Takeaways have been boosted by the growth of home delivery, which has made stores more viable. Additionally, strong, branded chains are often franchises - which can be owned and operated by local entrepreneurs. Complimented by the ability to operate throughout lockdowns and the pandemic, there are strong brands meeting emerging consumer needs - which are ripe for growth.

Restaurants have been one of the worst performers in the past three years. While administrations and restructurings closed many branches of large chains en masse, new chains have been able to expand quickly into empty spaces and take advantage of lower rents and pent-up demand post-lockdown.

Amusement arcades have taken advantage of vacant units and lower rents to open particularly in suburban areas and seaside towns. While not categorised as leisure, DIY shops, including trade counters, have taken advantage of home improvement trends formed during lockdowns.

Elsewhere, structural decline in some categories shows no sign of letting up. This year’s report sees only four categories seeing a 100+ net decline in units. Banks and financial services (199 net closures) have featured in the top 10 fastest declining outlets for the past seven years, except in 2020, when they were eclipsed by other retail categories at the outset of the pandemic. Longer term withdrawal of physical branches, combined with the shift to online banking and digital services is likely to see this trend continue.

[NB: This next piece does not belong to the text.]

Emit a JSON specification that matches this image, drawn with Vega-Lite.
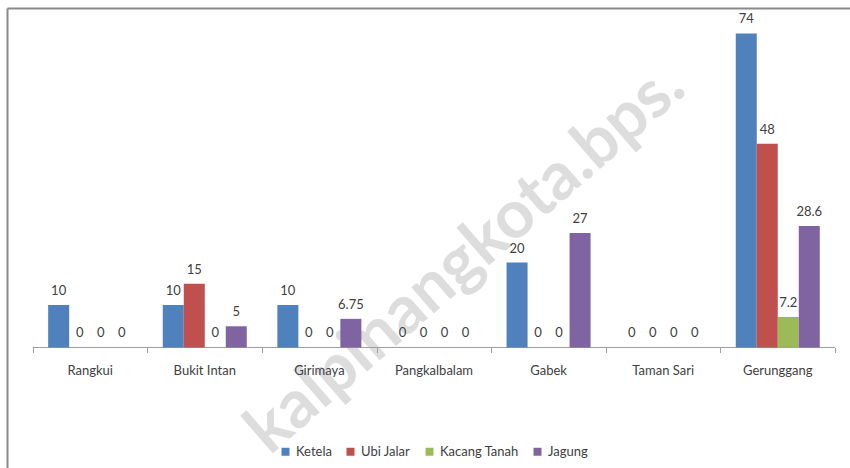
{
  "$schema": "https://vega.github.io/schema/vega-lite/v6.json",
  "width": 843,
  "height": 460,
  "autosize": "none",
  "padding": {"left": 7, "top": 8, "right": 0, "bottom": 0},
  "background": "white",
  "config": {"view": {"stroke": null}, "font": "Lato"},
  "data": {
    "values": [
      {"cat": "Rangkui", "series": "Ketela", "value": 10},
      {"cat": "Rangkui", "series": "Ubi Jalar", "value": 0},
      {"cat": "Rangkui", "series": "Kacang Tanah", "value": 0},
      {"cat": "Rangkui", "series": "Jagung", "value": 0},
      {"cat": "Bukit Intan", "series": "Ketela", "value": 10},
      {"cat": "Bukit Intan", "series": "Ubi Jalar", "value": 15},
      {"cat": "Bukit Intan", "series": "Kacang Tanah", "value": 0},
      {"cat": "Bukit Intan", "series": "Jagung", "value": 5},
      {"cat": "Girimaya", "series": "Ketela", "value": 10},
      {"cat": "Girimaya", "series": "Ubi Jalar", "value": 0},
      {"cat": "Girimaya", "series": "Kacang Tanah", "value": 0},
      {"cat": "Girimaya", "series": "Jagung", "value": 6.75},
      {"cat": "Pangkalbalam", "series": "Ketela", "value": 0},
      {"cat": "Pangkalbalam", "series": "Ubi Jalar", "value": 0},
      {"cat": "Pangkalbalam", "series": "Kacang Tanah", "value": 0},
      {"cat": "Pangkalbalam", "series": "Jagung", "value": 0},
      {"cat": "Gabek", "series": "Ketela", "value": 20},
      {"cat": "Gabek", "series": "Ubi Jalar", "value": 0},
      {"cat": "Gabek", "series": "Kacang Tanah", "value": 0},
      {"cat": "Gabek", "series": "Jagung", "value": 27},
      {"cat": "Taman Sari", "series": "Ketela", "value": 0},
      {"cat": "Taman Sari", "series": "Ubi Jalar", "value": 0},
      {"cat": "Taman Sari", "series": "Kacang Tanah", "value": 0},
      {"cat": "Taman Sari", "series": "Jagung", "value": 0},
      {"cat": "Gerunggang", "series": "Ketela", "value": 74},
      {"cat": "Gerunggang", "series": "Ubi Jalar", "value": 48},
      {"cat": "Gerunggang", "series": "Kacang Tanah", "value": 7.2},
      {"cat": "Gerunggang", "series": "Jagung", "value": 28.6}
    ]
  },
  "resolve": {"axis": {"x": "independent"}},
  "layer": [
    {
      "data": {"values": [{"wm": "kalpinangkota.bps."}]},
      "mark": {"type": "text", "angle": 319, "align": "right", "baseline": "alphabetic", "font": "Lato", "fontWeight": "bold", "fontSize": 67, "color": "#dddddd"},
      "encoding": {
        "x": {"datum": "Taman Sari", "type": "nominal", "bandPosition": 0.72, "axis": null},
        "y": {"datum": 60.2, "type": "quantitative"},
        "text": {"field": "wm", "type": "nominal"}
      }
    },
    {
      "transform": [{"filter": "datum.series === 'Ketela'"}],
      "mark": {"type": "rect", "filled": false, "color": "#a0a0a0", "strokeWidth": 1},
      "encoding": {
        "x": {
          "field": "cat", "type": "nominal",
          "axis": {"orient": "bottom", "offset": -120.5, "domain": false, "ticks": true, "tickBand": "extent", "tickSize": 5, "tickColor": "#a0a0a0", "tickWidth": 1, "labels": false, "title": null, "grid": false}
        },
        "y": {"datum": 0, "type": "quantitative"},
        "y2": {"datum": 0}
      }
    },
    {
      "mark": {"type": "bar"},
      "encoding": {
        "x": {
          "field": "cat", "type": "nominal",
          "scale": {"domain": ["Rangkui", "Bukit Intan", "Girimaya", "Pangkalbalam", "Gabek", "Taman Sari", "Gerunggang"], "paddingInner": 0, "paddingOuter": 0.178, "align": 0.634},
          "axis": {"orient": "bottom", "offset": -120.5, "zindex": 1, "domain": false, "ticks": true, "tickOpacity": 0, "tickSize": 5, "labelFont": "Lato", "labelFontSize": 13, "labelColor": "#404040", "labelPadding": 12, "labelAngle": 0, "labelAlign": "center", "title": null, "grid": false}
        },
        "xOffset": {
          "field": "series", "type": "nominal",
          "scale": {"domain": ["Ketela", "Ubi Jalar", "Kacang Tanah", "Jagung"], "paddingInner": 0, "paddingOuter": 0.728}
        },
        "y": {
          "field": "value", "type": "quantitative",
          "scale": {"domain": [-28.4, 80], "nice": false, "zero": false},
          "axis": {"orient": "left", "domain": true, "domainColor": "#8a8a8a", "domainWidth": 2, "ticks": false, "labels": false, "grid": true, "values": [80], "gridColor": "#8a8a8a", "gridWidth": 2, "title": null}
        },
        "y2": {"datum": 0},
        "color": {
          "field": "series", "type": "nominal",
          "scale": {"domain": ["Ketela", "Ubi Jalar", "Kacang Tanah", "Jagung"], "range": ["#4F81BD", "#C0504D", "#9BBB59", "#8064A2"]},
          "legend": {"orient": "none", "legendX": 272, "legendY": 437, "zindex": 1, "direction": "horizontal", "title": null, "symbolType": "square", "symbolSize": 64, "symbolStrokeWidth": 0, "labelFont": "Lato", "labelFontSize": 13, "labelColor": "#404040", "labelOffset": 4, "columnPadding": 12}
        }
      }
    },
    {
      "mark": {"type": "text", "baseline": "alphabetic", "dy": -10, "fontSize": 13, "font": "Lato", "color": "#404040"},
      "encoding": {
        "x": {"field": "cat", "type": "nominal", "axis": null},
        "xOffset": {"field": "series", "type": "nominal"},
        "y": {"field": "value", "type": "quantitative"},
        "text": {"field": "value", "type": "quantitative", "format": "~g"}
      }
    }
  ]
}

Historically, charity shops (199 net closures) have been able to expand into vacant retail space. But this is contrasted with two issues which they have been unable to avoid: the shift online for shopping and emerging digital marketplaces for pre-loved items; and staffing issues due to a typical reliance on older volunteers.

For betting shops (226 net closures) and fashion retailers (128 net closures), their closure rate has improved significantly compared with previous years: H1 2021 saw 1,063 fashion retailers closed, driven by multiple high-profile administrations during the pandemic; while 862 betting shops closed in H1 2020, primarily driven by legislative changes.

Lisa Hooker, industry leader for consumer markets at PwC UK, said: “A reduction in closures and growth in openings give some reason for optimism, but any positivity must also be viewed alongside the significant concerns over the rising cost of living and how it will impact people’s ability to spend.
“In addition to pressures on consumer demand, we mustn’t also forget that increasing utility, input and labour costs will significantly affect the viability of all high street businesses.

“While the outlook is better than it was during the height of the pandemic, it’s worth noting that the numbers still show a decline, with our net numbers equating to 12 closures a day in the first half of this year. Added to that, retail footfall remains 10-15% below pre-pandemic levels and openings lack momentum - particularly outside leisure.”

She continued: “With soaring prices for food, petrol and utility bills, inflation at a 40-year high and the Bank of England warning the UK will fall into a prolonged recession at the end of this year - this will impact everyone, and is only expected to deepen. We’ve already seen it impact Consumer Sentiment this year, and retailers and operators must help consumers mitigate their financial challenges now, while protecting themselves from the financial squeeze.

“While shopping behaviours have changed, the high street has stood the test of time, with a post-pandemic bounce back and our research indicating that the younger generation has more affinity with shops than perhaps expected. But it remains in a state of transition, and cosmetic interventions alone will not succeed.”

Ms Hooker concluded: “Success is also likely to depend on the focus of a new Prime Minister, and how they intend to help high streets. Business rates, for instance, will be a critical area for operators, and it will depend on how they are reformed in the near future (if at all). To truly level up, the challenge for local leaders - working with businesses and communities - is to create places that work for all those who visit, live or work there.”